After digesting countless books and articles about free culture I relaunched Ektoplazm in 2006 with the intention of promoting free music licensed under the Creative Commons as aviable alternative to the traditional music distribution system in the psytrance scene. I meant to agitate for change, lead by example, and disrupt the status quo. I aimed to provide artists with another choice beyond conformity or obscurity: massive exposure, artistic freedom, and good karma. At first there wasn’t much of a response to the concept; no one—not even the free labels and artists—took free music seriously in those early days. “You get what you pay for” was a common refrain. To address this sentiment I became a tireless advocate for higher quality standards in free music. My vision: free releases every bit as good as what could be bought in stores. This called for high-resolution album artwork, lossless/CD-quality audio files, and proper mastering. Gradually this vision became a reality as more and more labels and artists came on board with the concept. Nowadays there are many examples of free albums that rival the quality of their commercial counterparts.
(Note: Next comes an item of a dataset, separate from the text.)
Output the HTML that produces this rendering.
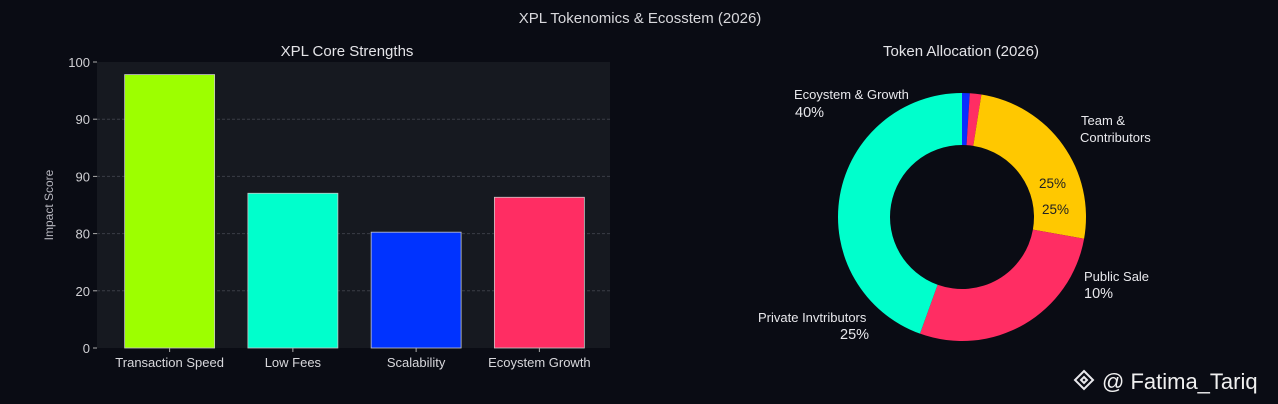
<!DOCTYPE html>
<html><head><meta charset="utf-8"><style>
html,body{margin:0;padding:0;background:#0a0c14;}
svg{display:block;font-family:"Liberation Sans",sans-serif;}
</style></head><body>
<svg id="c" width="1278" height="404" viewBox="0 0 1278 404">
<rect width="1278" height="404" fill="#0a0c14"/>
<text x="640" y="23" fill="#d8d8dc" font-size="15" text-anchor="middle">XPL Tokenomics &amp; Ecosstem (2026)</text>
<text x="347" y="56" fill="#e4e4e8" font-size="15" text-anchor="middle">XPL Core Strengths</text>
<rect x="97" y="62" width="513" height="286" fill="#161920"/>
<text transform="translate(53,205) rotate(-90)" fill="#b8b8c0" font-size="12" text-anchor="middle">Impact Score</text>
<g id="bars"></g>
<text x="961" y="56" fill="#e4e4e8" font-size="15" text-anchor="middle">Token Allocation (2026)</text>
<g id="donut"></g>
<text x="794" y="99" fill="#e8e8ec" font-size="13">Ecoystem &amp; Growth</text>
<text x="795" y="117" fill="#e8e8ec" font-size="14.5">40%</text>
<text x="1081" y="125" fill="#e8e8ec" font-size="13">Team &amp;</text>
<text x="1080" y="142" fill="#e8e8ec" font-size="13">Contributors</text>
<text x="1039" y="188" fill="#222" font-size="13.5">25%</text>
<text x="1042" y="214" fill="#222" font-size="13.5">25%</text>
<text x="1084" y="281" fill="#e8e8ec" font-size="13">Public Sale</text>
<text x="1084" y="298" fill="#e8e8ec" font-size="14.5">10%</text>
<text x="758" y="322" fill="#e8e8ec" font-size="13">Private Invtributors</text>
<text x="840" y="339" fill="#e8e8ec" font-size="14.5">25%</text>
<g>
<g transform="translate(1084,380)" fill="none" stroke="#e8e8ec" stroke-width="2"><path d="M0,-9 L9,0 L0,9 L-9,0 Z"/><path d="M0,-3 L3,0 L0,3 L-3,0 Z"/></g>
<text x="1102" y="389" fill="#f0f0f0" font-size="22">@ Fatima_Tariq</text>
</g>
</svg>
<script>
const categories=["Transaction Speed","Low Fees","Scalability","Ecoystem Growth"];
const scores=[95.6,54.1,40.5,52.7];
const barColors=["#9dff00","#00ffcc","#0033ff","#ff2d63"];
const tickValues=[0,20,40,60,80,100];
const tickLabels=["0","20","80","90","90","100"];
const sliceNames=["Blue","Pink small","Team & Contributors","Public Sale","Ecosystem & Growth"];
const sliceValues=[1,1.5,25.3,27.7,44.5];
const sliceColors=["#0a2cff","#ff2d63","#ffc800","#ff2d63","#00ffcc"];
const NS="http://www.w3.org/2000/svg";
function mk(t,a,p){const e=document.createElementNS(NS,t);for(const k in a)e.setAttribute(k,a[k]);p.appendChild(e);return e;}
const x0=97,x1=610,y0=348,y1=62;
const bx0=108,bx1=601;
const yS=v=>y0-(v/100)*(y0-y1);
const band=(bx1-bx0)/categories.length;
const xS=i=>bx0+band*i+band/2;
const g=document.getElementById('bars');
tickValues.forEach((v,i)=>{
  const y=yS(v);
  if(v>0&&v<100){const l=mk('line',{x1:x0,x2:x1,y1:y,y2:y,stroke:'#3a3d46','stroke-dasharray':'3,2','stroke-width':1},g);
  
  }
  const tk=mk('line',{x1:x0-4,x2:x0,y1:y,y2:y,stroke:'#aaa'},g);
  
  
  const t=mk('text',{x:x0-7,y:y+5,fill:'#d0d0d4','font-size':13,'text-anchor':'end'},g);
  t.textContent=tickLabels[i];
  
  
});
const bw=band*0.73;
categories.forEach((c,i)=>{
  const cx=xS(i);
  const r=mk('rect',{x:cx-bw/2,y:yS(scores[i]),width:bw,height:y0-yS(scores[i]),fill:barColors[i],stroke:'#c8c8c8','stroke-width':0.8},g);
  
  
  const tk=mk('line',{x1:cx,x2:cx,y1:y0,y2:y0+4,stroke:'#aaa'},g);
  
  
  const t=mk('text',{x:cx,y:y0+19,fill:'#d8d8dc','font-size':13,'text-anchor':'middle'},g);
  t.textContent=c;
  
  
});
const d=document.getElementById('donut');
const cx=962,cy=217,R=124,r0=72;
const total=sliceValues.reduce((a,b)=>a+b,0);
let acc=0;
const pt=(rad,a)=>[cx+rad*Math.sin(a),cy-rad*Math.cos(a)];
sliceValues.forEach((v,i)=>{
  const a0=acc/total*2*Math.PI;acc+=v;const a1=acc/total*2*Math.PI;
  const lg=(a1-a0)>Math.PI?1:0;
  const p1=pt(R,a0),p2=pt(R,a1),p3=pt(r0,a1),p4=pt(r0,a0);
  const p=mk('path',{d:`M${p1} A${R},${R} 0 ${lg} 1 ${p2} L${p3} A${r0},${r0} 0 ${lg} 0 ${p4} Z`,fill:sliceColors[i]},d);
  
  
});
</script>
</body></html>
Ektoplazm fulfilled its primary mission to legitimize and popularize the distribution of free music in the psytrance scene sometime in 2010. Since then I’ve focused on adding more and more releases to the site to keep up with surging demand for new music—and for access to the platform. By now (summer 2012) Ektoplazm has served more than 6.7 million full releases and 30–35 million tracks to millions of listeners all around the planet. This is rather impressive given that Ektoplazm has catered to such an obscure niche market. To put this in perspective, Bandcamp, the most comparable distribution service for independent musicians of any genre, claims to have served up 34 million downloads to date.

Extracted from http://www.ektoplazm.com/blog/ektoplazm-update-winter-2016

Hello everyone! It has been a while since I posted my last update but, as always, there’s plenty going on behind the scenes here at Ektoplazm. 2015 was another great year and I ended up posting 296 new releases—down a bit from the previous year but still a huge amount of fresh music graciously donated by Ektoplazm’s label and artist partners. Another milestone was hit when we surpassed 17 million downloads—and that’s for whole releases! Multiply that figure by a conservative estimate of 8 tracks per release and you get something like 136 million tracks downloaded since 2007. Not bad for one guy with a blog and a lot of help from underground musicians keen to spread the vibe!

In other news I will be putting a temporary freeze on processing new release applications for the wintertime. I have to take some time away from managing the day-to-day affairs of the site for a little while. I will say more about this in the next update. Thank you for your patience and understanding!